Some audit committees may find the new communication process more helpful than others. “Audit-committee members who have had backgrounds as CFOs [and] former auditors really know what information they want and what to ask for, but other audit-committee members may not. This in a way is leveling the playing field so that everyone would get the same type of information,” says PCAOB associate chief auditor Jessica Watts.
The PCAOB does not have jurisdiction over corporate audit committees; instead, it would only oversee the way auditors will have to communicate with it going forward. If adopted by the SEC, AS 16 would go into effect for public-company audits of fiscal periods beginning after December 15, 2012.
The standard became a priority at the board because of a perceived need to improve transparency in the entire audit process, from the development of company financial statements to the deliberations of audit committees to PCAOB inspections. PCAOB board member Jay Hanson notes that the oversight body should share as much as possible about its insights into public-company auditing. “It’s clear that at least some audit-committee members are doing an outstanding job, exactly what [the] Sarbanes-Oxley Act envisioned, and I think part of our job is to help other audit-committee members to get to that high level,” he said at PCAOB’s board meeting. Sarbanes-Oxley requires that the audit committee be independent of company management.

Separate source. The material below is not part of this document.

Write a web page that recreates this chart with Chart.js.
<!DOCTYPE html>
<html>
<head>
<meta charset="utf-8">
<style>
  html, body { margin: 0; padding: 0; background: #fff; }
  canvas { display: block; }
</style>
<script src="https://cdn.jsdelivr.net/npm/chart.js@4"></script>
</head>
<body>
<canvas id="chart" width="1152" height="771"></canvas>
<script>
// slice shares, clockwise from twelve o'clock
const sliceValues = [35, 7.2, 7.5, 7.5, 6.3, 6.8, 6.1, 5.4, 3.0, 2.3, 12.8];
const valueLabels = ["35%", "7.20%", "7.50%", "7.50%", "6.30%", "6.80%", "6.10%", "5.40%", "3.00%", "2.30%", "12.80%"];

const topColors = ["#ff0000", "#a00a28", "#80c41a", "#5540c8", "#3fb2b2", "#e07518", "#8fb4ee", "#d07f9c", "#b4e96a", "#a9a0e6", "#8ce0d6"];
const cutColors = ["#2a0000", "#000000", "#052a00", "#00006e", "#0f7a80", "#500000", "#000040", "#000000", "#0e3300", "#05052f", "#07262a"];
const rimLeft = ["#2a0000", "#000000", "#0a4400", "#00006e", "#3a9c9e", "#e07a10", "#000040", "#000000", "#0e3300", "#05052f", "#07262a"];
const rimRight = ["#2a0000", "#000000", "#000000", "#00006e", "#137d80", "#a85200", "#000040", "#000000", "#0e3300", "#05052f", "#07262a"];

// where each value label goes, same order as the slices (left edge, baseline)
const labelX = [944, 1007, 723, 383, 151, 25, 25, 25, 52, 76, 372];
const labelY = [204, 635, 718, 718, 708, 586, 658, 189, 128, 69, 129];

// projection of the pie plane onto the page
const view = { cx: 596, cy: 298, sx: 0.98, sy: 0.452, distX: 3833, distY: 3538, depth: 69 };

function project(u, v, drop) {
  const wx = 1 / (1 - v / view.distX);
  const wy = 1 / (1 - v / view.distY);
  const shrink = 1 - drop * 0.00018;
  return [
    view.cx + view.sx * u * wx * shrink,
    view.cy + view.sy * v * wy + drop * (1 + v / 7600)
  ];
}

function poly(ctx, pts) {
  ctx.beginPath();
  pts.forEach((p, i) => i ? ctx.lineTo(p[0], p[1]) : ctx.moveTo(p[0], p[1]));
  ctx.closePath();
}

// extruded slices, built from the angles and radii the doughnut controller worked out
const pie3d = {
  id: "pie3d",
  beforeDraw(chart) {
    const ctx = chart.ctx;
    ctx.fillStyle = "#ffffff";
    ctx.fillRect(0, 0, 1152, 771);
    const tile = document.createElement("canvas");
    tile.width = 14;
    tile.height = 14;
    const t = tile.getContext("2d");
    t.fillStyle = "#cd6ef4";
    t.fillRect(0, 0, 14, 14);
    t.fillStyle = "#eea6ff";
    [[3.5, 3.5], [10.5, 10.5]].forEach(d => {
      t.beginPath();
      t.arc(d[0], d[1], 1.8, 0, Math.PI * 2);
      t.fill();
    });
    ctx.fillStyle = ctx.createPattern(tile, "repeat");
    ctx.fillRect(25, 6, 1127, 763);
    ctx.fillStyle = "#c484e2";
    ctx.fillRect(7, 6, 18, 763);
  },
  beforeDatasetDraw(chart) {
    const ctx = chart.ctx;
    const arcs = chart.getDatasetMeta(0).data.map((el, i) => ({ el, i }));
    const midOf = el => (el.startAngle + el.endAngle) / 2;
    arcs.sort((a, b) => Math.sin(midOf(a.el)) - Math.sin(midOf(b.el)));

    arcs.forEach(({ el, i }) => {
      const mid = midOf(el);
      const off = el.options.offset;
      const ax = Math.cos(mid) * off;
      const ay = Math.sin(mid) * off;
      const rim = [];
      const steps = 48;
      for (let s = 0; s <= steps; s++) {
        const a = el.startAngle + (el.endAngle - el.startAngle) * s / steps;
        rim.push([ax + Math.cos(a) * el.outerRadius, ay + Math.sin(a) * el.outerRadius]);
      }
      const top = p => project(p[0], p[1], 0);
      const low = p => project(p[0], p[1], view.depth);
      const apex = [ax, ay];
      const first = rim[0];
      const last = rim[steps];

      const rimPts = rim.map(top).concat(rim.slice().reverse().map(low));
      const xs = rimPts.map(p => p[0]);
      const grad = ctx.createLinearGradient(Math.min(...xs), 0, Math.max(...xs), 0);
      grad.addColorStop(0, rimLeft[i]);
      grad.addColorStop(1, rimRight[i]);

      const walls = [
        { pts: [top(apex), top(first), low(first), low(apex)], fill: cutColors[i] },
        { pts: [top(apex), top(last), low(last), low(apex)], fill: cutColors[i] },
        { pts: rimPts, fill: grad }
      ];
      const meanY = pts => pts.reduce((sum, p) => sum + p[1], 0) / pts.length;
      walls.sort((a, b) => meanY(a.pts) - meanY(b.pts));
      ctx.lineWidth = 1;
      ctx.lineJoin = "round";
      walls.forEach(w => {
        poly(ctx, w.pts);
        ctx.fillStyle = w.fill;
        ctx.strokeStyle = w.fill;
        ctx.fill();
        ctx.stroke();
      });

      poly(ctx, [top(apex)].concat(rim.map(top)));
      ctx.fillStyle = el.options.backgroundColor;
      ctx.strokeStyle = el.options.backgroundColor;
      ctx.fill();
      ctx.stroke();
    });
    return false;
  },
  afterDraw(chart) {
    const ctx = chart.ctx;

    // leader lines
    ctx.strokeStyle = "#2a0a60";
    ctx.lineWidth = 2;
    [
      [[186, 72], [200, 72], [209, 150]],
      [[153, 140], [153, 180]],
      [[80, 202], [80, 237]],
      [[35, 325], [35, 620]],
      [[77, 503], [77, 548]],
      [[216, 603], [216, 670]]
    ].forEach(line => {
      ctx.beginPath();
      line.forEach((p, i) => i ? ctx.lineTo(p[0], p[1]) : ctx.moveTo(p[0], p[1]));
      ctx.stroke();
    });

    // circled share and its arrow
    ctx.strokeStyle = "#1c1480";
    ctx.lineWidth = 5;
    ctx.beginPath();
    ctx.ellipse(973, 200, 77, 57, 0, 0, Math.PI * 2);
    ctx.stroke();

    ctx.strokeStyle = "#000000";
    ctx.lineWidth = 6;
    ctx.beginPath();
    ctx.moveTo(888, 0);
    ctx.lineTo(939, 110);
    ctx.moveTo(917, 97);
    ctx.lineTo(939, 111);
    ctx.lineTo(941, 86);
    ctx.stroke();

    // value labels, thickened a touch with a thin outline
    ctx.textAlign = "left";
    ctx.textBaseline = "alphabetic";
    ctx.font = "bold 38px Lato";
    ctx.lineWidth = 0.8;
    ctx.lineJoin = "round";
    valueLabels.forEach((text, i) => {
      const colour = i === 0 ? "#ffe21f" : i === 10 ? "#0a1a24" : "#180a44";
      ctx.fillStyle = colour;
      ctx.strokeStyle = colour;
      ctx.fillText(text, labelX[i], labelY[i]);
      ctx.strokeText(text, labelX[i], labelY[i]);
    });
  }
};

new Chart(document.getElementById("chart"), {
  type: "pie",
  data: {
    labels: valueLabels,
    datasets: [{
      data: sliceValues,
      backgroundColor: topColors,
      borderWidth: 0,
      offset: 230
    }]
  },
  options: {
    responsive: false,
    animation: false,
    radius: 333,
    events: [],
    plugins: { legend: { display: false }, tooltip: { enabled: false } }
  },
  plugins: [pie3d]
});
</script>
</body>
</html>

The board originally proposed the standard in March 2010, and then worked on a revision at the end of 2011. AS 16 also builds on previous interim PCAOB standards that became effective in 1989, including AU Section 380, the first “Communication with Audit Committees,” and AU Section 310, called the “Appointment of the Independent Auditor.”
The new standard focuses on “communication with the audit committee, not necessarily information sent to the audit committee,” notes Hanson. “We’re mindful of this standard potentially becoming just another checklist or boilerplate exercise of going through a list of requirements. We heard from commentators who didn’t want that and we’ve been responsive to those comments,” he adds.
One criticism of AS 16 lies in letting auditors communicate orally with audit committees, instead of just requiring written documentation. Despite the oral presentations, however, the auditor would still have to document what would have been in the report.
The cost to adopt the new standard, however, remains a low concern. The PCAOB says communication between auditors and audit committees can be scaled up or down to fit the size of a company.